La política de los políticos, de estos políticos aquí y ahora, los del espectáculo, por supuesto que no es la única posible. Esta es una versión degradada de “la” política. Es una visión y una práctica que no distingue entre “la política” y “lo político” y que entiende a la primera como una esfera autónoma, separada de la sociedad. Esta es una distinción que es necesario siempre refutar. La política es contingente, visible y retórica. Lo político es permanente, subterráneo y mudo. Lo político es la manera en que la sociedad se constituye, el modo de construcción de los vínculos estructurales que soportan el edificio social común. Los cambios sociales de verdad, los que afectan a la distribución del poder, los que promueven o sostienen las posibilidades emancipadoras, son los cambios en la esfera de lo político basal y no en la política piramidal.
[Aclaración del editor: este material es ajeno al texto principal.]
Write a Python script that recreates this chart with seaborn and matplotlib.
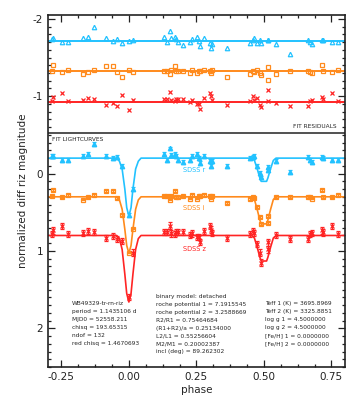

La tarea política mayor es y será la reconstrucción del vínculo político entendido como parte constitutivo del vínculo social. El regreso a lo social politizado y organizado es la condición para la regeneración de la política. Si las izquierdas pretenden reconstruir exclusivamente la política desde el Estado, desde las instituciones formales y sus espacios mediáticos y, a lo más, “conectarse con los ciudadanos”, “escuchar sus demandas”, “representarlas” u otros eufemismos para expresar la diferencia y distancia con la sociedad, su proyecto está condenado al fracaso. Incluso si el proceso constituyente se reduce a ingeniosas campañas publicitarias, y no emerge de la conversación y de la organización ciudadana, será espurio y fácilmente apropiado por los oportunistas de siempre. Sólo la reconstrucción de la política desde una nosotridad ética, democrática, esencial e irrenunciable, augura alguna posibilidad de salir del marasmo, de esta “amargura de la historia” en la que nos encontramos; de reparar el daño, de resistir a la ofensa de esta política de cartón piedra.